Selon des informations obtenues par le B.U.B., à peine 10 à 20% des politiciens exercent un réel métier. La plupart d’entre eux vivent donc exclusivement de la politique et sont entièrement au service et sous le contrôle de leurs partis respectifs. Vu qu’ils ont aussi l’obligation imposée par leur parti de se rendre visibles auprès des citoyens, surtout en période électorale, c’est pour eux que les gens votent, tandis qu’il s’agit souvent de ‘bons-à-rien’. Évidemment cela entraîne des conséquences néfastes au niveau de l’administration de l’Etat. C’est un cercle vicieux.
Par ailleurs, vu que la Belgique compte trop de niveaux de pouvoir et, par conséquent, trop de politiciens, il est logique que le risque de corruption augmente.
Les cumuls doivent être limités à maximum cinq mandats publics dont seulement deux sont payés. La suppression pure et simple des cumuls n’est pas la solution parce que cela augmenterait encore le nombre de mandataires politiques. La seule vraie solution est l’élimination d’au moins la moitié des mandats politiques par la suppression du fédéralisme linguistique et le dégraissage des communes.
Il convient aussi de garder à l’esprit que certains mandats, comme conseiller communal ou provincial, sont très mal payés. Ces politiciens ne reçoivent que des jetons de présence. Il est dès lors raisonnable de permettre à ces gens d’exercer encore un autre mandat politique rémunéré. Sinon, il y aura, comme déjà dit, encore plus de politiciens et on favorise la corruption. Toutefois, nous le répétons, il est primordial de réduire le nombre de mandats d’au moins 50% (et il n’y a que le B.U.B. qui le dit). Maintenant, il existe en Belgique environ 10.000 politiciens tandis que notre pays n’en a besoin que de 4 à 5.000 dans les 589 communes, les 9 provinces, le gouvernement national et le parlement national. Les petites communes peuvent avoir un conseil communal de seulement 5 membres. Il ne doit plus y avoir de politiciens dans les intercommunales ou dans d’autres agences, souvent inutiles, comme il y en a tant. Une autorité de tutelle (Etat, province ou commune) suffit.

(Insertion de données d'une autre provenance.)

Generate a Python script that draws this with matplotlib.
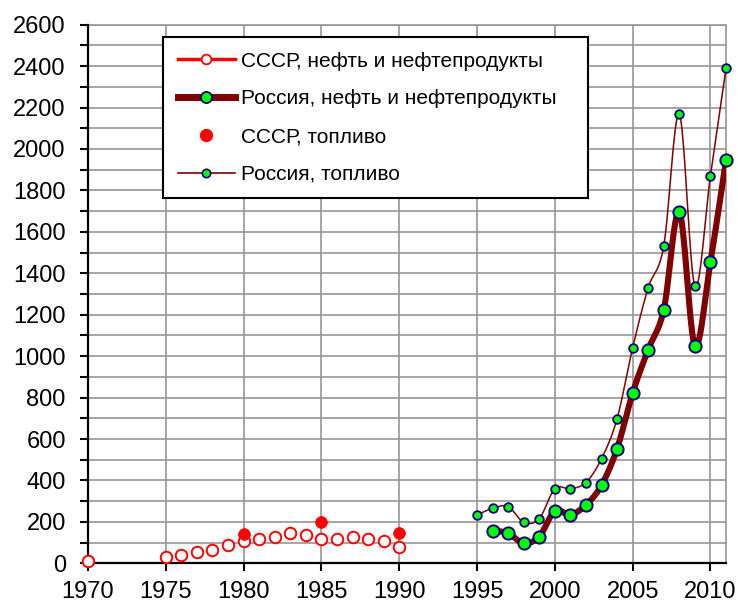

Bianca Debaets (CD&V), ministre au ‘gouvernement’ bruxellois, a déclaré en réaction au scandale de Samusocial que Bruxelles-Ville se comporte comme “un Etat dans l’Etat”. Le B.U.B. y répond que la région bruxelloise n’est évidemment pas un Etat, mais une région superflue. Et Bruxelles-Ville devrait comprendre les 19 communes dotée d’un seul bourgmestre compétent et bilingue contrôlé par le gouverneur brabançon et le gouvernement national. En revanche, les politiciens ne disent jamais que les régions « flamande » et « wallonne » se comportent comme des Etats dans l’Etat bien que ces constructions antibelges le fassent 100 plus que les communes de la région bruxelloise…
Quant à la presse, elle parle dans l’affaire de Samusocial soudainement de “politique en coulisses”. Mais toutes les six réformes de l’Etat furent concoctées d’une telle manière: elles ont été négociées à huis clos par les présidents de parti. A l’époque, la presse n’y voyait pourtant aucun mal…
Le problème du profitariat et de la corruption est omniprésent dans la politique belge. Presque chaque particrate en est au courant. La seule manière de revenir à une gestion saine de l’Etat est la suppression de la particratie et du fédéralisme linguistique. Sinon, on continuera à prendre des mesurettes au cas par cas en donnant à la population belge la fausse impression qu’on prend le problème à bras-le-corps.